The filmmakers also use reflexivity to demonstrate that the alien Other in the films are, basically, the heroes themselves. Both Marty and Luke, essentially repeat the steps their fathers’ took to reach adulthood, and both of them seem destined, at times, to end up in the same place as their fathers did. While we don’t know the particular steps Anakin Skywalker took to go over to the ‘dark side’ of the Force until the subsequent sequels, we do know from Stars War VI: Return of the Jedi, that he succumbed to his darker emotions. Luke, then, has to learn to not give in to his own alien demons: anger and hatred.
This reflexivity is very apparent in Back to the Future. Mannerisms, dialogue and entire scenes are repeated in both 1955 and 1985. Marty sees his father as weak in the beginning of the film, unaware that he is just like his father. In the image below, Marty, upon his arrival in 1955, has wandered into a diner and sits down next to his father without knowing it. This reflexivity is the basis for much of the humor in the film. In the opening scenes of the movie, Marty confides to his girlfriend that he is too afraid to send his demo tape to a music producer, “What if they say I’m no good?...I couldn’t stand that kind of rejection.” Then, when Marty suggests that his teen-aged father send his science fiction stories to a publisher, George echoes Marty’s earlier words, paralyzed by the thought of rejection. Gordon Andrew describes this constant echoing:

In fact, past and present are so collapsed in the plot of the movie that the young hero Marty's life threatens to become nothing more than a rerun, like the Honeymooners episode repeated during two separate family dinners. The audience gets the eerie comic effect of instant replay when we see gestures, lines or entire scenes from 1985 echoed almost word for word in 1955. The present reruns the past, or vice-versa. These characters seem subject to a sort of repetition compulsion, doomed to neurotic closed loops until Marty intervenes to rewrite the script (7).

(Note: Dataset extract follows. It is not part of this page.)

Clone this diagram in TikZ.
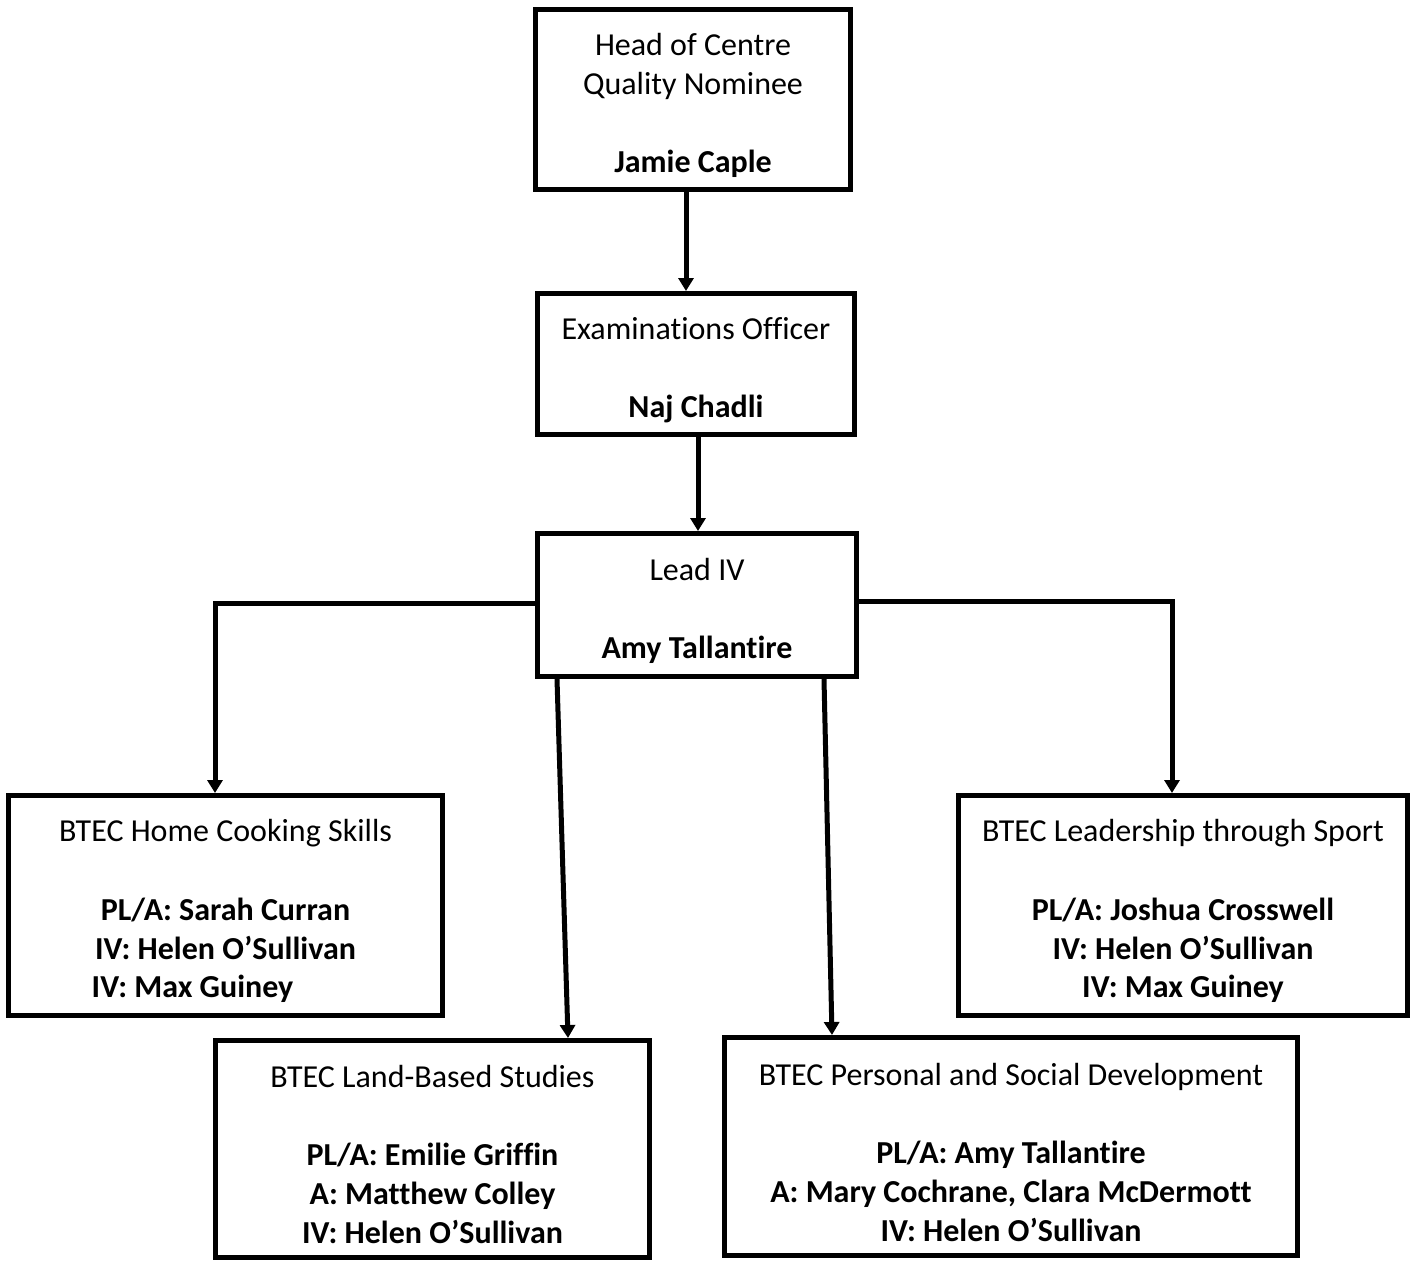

Both Marty McFly and Luke Skywalker are looking to change their pasts, and they must ‘save’ their fathers from their paternal pasts in order to be successful. While time-travel is the vehicle for Marty’s rescue, both heroes must also re-play or re-run their father’s past as their own, before they can change events enough to rescue their fathers, and ultimately, themselves. Both Star Wars VI: Return of the Jedi and Back to the Future provide what Gordon Andrew calls a “resolution to an Oepdiapal crisis and reinforces the traditional American belief that history can change and that time and human character are malleable” (8).



Endnotes

(1) Christine Cornea, “Gender Blending and the Feminine Subject in Science Fiction Film,” Science Fiction Cinema: Between Fantasy and Reality. (Edinburgh: Edinburgh University Press LTD, 2007). 146.

(2) Gordon Andrew, “Back to the Future: Oedipus as Time Traveler,” Liquid metal: the science fiction film reader. Illustrated Edition. (London: Wallflower Press, 2004), 117.

(3) Ibid, 119.

(4) Christine Cornea, “The Masculine Subject of Science Fiction in the 1980s Blockbuster Era,” Science Fiction Cinema: Between Fantasy and Reality. (Edinburgh: Edinburgh University Press LTD, 2007). 114.

(5) Hendershot, Cyndy. “The Invaded Body: Paranoia and Radiation Anxiety in Invaders from Mars, It Came from Outer Space, and Invasion of the Body Snatchers.” Extrapolation: A Journal of Science Fiction and
Fantasy. 39.1 (Spring 1998) 29.

(6) Back to the Future, dir. Robert Zemeckis. perfs. Michael J. Fox, Christopher Llyod, Crispin Glover, Lea Thompson. 1985. DVD. Universal Studios, 2009.

(7) Gordon Andrew, 117.

(8) Ibid, 116.


Works Cited

Gordon Andrew, “Back to the Future: Oedipus as Time Traveler,” Liquid metal: the science fiction film reader. Illustrated Edition. (London: Wallflower Press, 2004) 116-125.

Back to the Future, dir. Robert Zemeckis. perfs. Michael J. Fox, Christopher Llyod, Crispin Glover, Lea Thompson. 1985. DVD. Universal Studios, 2009.

Christine Cornea, Science Fiction Cinema: Between Fantasy and Reality. (Edinburgh: Edinburgh University Press LTD, 2007). 111-174.

Hendershot, Cyndy. “The Invaded Body: Paranoia and Radiation Anxiety in Invaders from Mars, It Came from Outer Space, and Invasion of the Body Snatchers.” Extrapolation: A Journal of Science Fiction and
Fantasy. 39.1 (Spring 1998) 29.

Star Wars. dir. Richard Marquand. perfs. Mark Hamil, Harrison Ford, Carrie Fisher, Billy Dee Williams. 1983. VHS Special Edition. Twentieth Century Fox, 1997.